-- WHAT YOU WILL DO --
The material below holds a span beginning at the line with "Emit a web page" and ending at the line with "const LINE_COLOR = '#d2d2d2';". Quote that span exactly, both ends included, and only that span.

[BEGIN RECORD EXCERPTS]

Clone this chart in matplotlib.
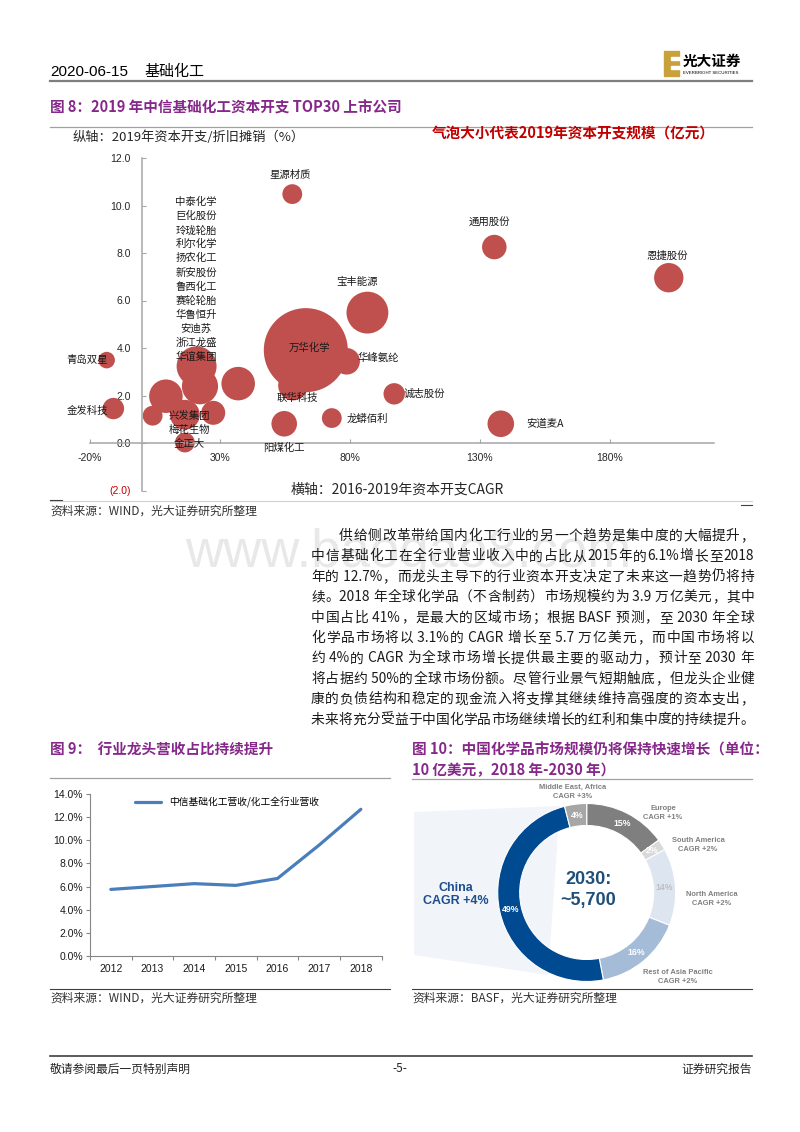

[END RECORD EXCERPTS]
[BEGIN RECORD EXCERPTS]

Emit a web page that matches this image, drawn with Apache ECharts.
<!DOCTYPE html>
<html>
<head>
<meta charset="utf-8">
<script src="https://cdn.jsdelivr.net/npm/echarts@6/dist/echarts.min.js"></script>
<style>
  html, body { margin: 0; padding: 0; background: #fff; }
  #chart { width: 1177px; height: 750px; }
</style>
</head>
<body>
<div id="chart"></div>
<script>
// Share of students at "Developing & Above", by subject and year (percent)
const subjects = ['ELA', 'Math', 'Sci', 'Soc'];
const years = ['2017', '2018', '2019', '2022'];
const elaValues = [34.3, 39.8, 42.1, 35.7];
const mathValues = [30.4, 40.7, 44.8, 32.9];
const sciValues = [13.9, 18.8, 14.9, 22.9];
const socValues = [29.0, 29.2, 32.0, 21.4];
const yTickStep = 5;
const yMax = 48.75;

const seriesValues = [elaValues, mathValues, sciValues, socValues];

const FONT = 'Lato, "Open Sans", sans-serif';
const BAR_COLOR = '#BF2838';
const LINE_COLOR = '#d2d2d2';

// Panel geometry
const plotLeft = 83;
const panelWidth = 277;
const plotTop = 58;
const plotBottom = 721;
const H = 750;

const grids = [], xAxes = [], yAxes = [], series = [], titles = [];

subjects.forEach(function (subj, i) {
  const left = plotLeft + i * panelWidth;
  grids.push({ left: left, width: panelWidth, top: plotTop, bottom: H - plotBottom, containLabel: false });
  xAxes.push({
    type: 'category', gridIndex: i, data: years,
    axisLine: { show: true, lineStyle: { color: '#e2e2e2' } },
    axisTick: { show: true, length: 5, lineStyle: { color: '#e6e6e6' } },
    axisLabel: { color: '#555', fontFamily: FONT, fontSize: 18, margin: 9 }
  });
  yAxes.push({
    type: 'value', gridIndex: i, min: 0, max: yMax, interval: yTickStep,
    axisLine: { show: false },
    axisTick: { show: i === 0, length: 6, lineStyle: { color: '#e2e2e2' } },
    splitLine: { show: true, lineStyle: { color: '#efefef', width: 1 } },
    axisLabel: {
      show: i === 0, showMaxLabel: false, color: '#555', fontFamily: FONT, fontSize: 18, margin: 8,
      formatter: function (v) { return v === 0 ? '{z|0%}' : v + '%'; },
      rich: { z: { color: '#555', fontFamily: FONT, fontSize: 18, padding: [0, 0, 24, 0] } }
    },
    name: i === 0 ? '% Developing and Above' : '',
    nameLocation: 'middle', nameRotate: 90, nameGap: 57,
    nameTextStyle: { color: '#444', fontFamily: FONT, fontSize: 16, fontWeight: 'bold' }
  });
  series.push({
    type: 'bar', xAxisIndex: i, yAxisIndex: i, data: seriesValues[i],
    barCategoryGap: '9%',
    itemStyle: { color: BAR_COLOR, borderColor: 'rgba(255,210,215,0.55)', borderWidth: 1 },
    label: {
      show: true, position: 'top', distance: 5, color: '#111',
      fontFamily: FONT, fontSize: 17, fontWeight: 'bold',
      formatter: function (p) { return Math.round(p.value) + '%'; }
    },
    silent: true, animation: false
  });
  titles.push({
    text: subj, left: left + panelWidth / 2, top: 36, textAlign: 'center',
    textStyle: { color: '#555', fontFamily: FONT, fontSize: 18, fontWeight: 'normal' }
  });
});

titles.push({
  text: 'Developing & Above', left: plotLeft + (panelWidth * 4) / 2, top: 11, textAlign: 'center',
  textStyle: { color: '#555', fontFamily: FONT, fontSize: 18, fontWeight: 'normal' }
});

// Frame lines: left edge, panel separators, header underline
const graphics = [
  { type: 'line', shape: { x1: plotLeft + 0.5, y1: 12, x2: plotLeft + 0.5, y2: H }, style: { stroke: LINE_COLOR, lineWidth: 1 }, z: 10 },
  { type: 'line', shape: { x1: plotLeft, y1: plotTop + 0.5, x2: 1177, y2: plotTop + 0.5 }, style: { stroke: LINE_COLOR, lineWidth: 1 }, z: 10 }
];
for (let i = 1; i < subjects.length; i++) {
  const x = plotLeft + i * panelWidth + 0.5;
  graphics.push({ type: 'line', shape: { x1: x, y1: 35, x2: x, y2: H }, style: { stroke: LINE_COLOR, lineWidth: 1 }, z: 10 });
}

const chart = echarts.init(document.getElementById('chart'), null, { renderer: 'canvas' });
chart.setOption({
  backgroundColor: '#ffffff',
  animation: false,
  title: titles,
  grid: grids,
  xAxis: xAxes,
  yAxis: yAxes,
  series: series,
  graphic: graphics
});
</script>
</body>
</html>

[END RECORD EXCERPTS]
[BEGIN RECORD EXCERPTS]

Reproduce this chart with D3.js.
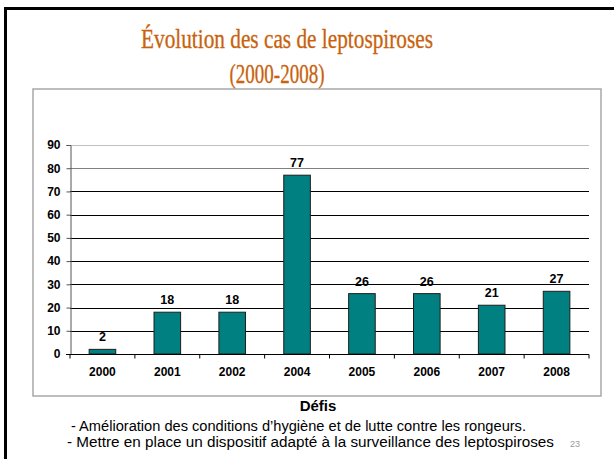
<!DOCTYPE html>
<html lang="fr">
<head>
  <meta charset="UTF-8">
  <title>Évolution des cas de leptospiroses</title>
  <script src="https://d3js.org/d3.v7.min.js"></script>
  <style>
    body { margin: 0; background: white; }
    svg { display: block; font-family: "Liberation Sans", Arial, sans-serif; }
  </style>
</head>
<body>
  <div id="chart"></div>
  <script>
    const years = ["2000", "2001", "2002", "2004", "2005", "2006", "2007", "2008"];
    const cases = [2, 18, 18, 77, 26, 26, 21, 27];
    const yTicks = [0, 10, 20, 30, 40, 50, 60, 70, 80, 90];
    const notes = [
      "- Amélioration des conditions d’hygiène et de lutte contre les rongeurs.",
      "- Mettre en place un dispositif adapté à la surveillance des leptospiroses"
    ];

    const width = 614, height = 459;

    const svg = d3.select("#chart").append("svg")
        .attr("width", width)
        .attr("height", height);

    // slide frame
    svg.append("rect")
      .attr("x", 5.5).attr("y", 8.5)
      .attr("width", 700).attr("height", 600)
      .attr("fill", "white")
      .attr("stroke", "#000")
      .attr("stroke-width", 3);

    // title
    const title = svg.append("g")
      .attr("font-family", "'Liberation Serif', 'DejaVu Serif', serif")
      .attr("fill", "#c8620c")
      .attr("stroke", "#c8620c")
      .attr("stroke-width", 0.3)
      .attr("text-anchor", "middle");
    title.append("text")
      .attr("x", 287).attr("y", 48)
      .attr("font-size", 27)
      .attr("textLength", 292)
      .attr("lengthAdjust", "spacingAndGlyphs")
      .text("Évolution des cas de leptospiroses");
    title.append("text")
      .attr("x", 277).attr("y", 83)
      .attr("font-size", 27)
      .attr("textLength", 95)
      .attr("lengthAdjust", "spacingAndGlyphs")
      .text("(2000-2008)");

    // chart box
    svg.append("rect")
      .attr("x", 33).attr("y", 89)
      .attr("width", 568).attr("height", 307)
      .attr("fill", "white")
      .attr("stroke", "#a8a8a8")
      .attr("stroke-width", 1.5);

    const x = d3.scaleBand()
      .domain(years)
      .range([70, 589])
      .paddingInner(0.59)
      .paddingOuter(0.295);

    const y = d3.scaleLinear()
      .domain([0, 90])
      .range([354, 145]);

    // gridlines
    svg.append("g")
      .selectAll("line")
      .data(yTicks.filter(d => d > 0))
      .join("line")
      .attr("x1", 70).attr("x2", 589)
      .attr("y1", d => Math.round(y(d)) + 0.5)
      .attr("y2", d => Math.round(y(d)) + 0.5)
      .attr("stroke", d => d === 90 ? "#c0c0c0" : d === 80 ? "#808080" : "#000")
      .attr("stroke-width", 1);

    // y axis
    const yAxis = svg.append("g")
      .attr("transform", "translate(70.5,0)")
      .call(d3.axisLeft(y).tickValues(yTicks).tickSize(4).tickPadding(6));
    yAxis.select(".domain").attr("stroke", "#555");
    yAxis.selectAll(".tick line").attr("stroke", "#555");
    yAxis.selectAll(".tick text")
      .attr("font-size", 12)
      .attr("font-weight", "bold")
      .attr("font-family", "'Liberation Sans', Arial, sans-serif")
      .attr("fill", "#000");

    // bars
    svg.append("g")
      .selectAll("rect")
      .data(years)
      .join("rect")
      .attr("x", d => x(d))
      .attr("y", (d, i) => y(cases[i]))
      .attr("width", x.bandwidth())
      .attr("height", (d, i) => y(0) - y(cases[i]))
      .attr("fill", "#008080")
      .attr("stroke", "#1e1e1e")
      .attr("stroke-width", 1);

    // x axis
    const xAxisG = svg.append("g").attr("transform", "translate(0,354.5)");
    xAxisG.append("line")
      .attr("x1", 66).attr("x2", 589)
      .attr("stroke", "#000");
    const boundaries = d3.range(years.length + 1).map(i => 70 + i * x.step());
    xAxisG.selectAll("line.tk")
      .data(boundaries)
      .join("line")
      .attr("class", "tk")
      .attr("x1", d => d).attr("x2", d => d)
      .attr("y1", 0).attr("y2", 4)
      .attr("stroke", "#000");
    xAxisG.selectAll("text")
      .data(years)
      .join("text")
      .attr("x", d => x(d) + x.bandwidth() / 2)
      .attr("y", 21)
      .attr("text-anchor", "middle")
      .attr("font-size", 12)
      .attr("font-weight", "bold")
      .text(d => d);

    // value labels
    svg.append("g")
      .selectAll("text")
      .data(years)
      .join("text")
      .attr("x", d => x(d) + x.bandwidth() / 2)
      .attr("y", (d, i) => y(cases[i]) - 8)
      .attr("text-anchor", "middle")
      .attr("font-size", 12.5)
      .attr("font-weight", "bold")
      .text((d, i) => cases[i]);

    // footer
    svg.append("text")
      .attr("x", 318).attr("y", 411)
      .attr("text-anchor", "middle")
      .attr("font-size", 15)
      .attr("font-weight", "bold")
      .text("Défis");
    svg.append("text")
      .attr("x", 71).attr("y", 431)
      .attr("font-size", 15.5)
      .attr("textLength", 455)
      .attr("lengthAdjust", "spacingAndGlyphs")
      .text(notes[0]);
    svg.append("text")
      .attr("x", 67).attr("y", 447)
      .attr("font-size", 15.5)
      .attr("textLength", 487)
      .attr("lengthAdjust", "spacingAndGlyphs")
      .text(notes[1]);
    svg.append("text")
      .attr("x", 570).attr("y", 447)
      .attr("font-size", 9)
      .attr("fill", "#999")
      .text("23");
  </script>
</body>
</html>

[END RECORD EXCERPTS]

-- RESULT --
Emit a web page that matches this image, drawn with Apache ECharts.
<!DOCTYPE html>
<html>
<head>
<meta charset="utf-8">
<script src="https://cdn.jsdelivr.net/npm/echarts@6/dist/echarts.min.js"></script>
<style>
  html, body { margin: 0; padding: 0; background: #fff; }
  #chart { width: 1177px; height: 750px; }
</style>
</head>
<body>
<div id="chart"></div>
<script>
// Share of students at "Developing & Above", by subject and year (percent)
const subjects = ['ELA', 'Math', 'Sci', 'Soc'];
const years = ['2017', '2018', '2019', '2022'];
const elaValues = [34.3, 39.8, 42.1, 35.7];
const mathValues = [30.4, 40.7, 44.8, 32.9];
const sciValues = [13.9, 18.8, 14.9, 22.9];
const socValues = [29.0, 29.2, 32.0, 21.4];
const yTickStep = 5;
const yMax = 48.75;

const seriesValues = [elaValues, mathValues, sciValues, socValues];

const FONT = 'Lato, "Open Sans", sans-serif';
const BAR_COLOR = '#BF2838';
const LINE_COLOR = '#d2d2d2';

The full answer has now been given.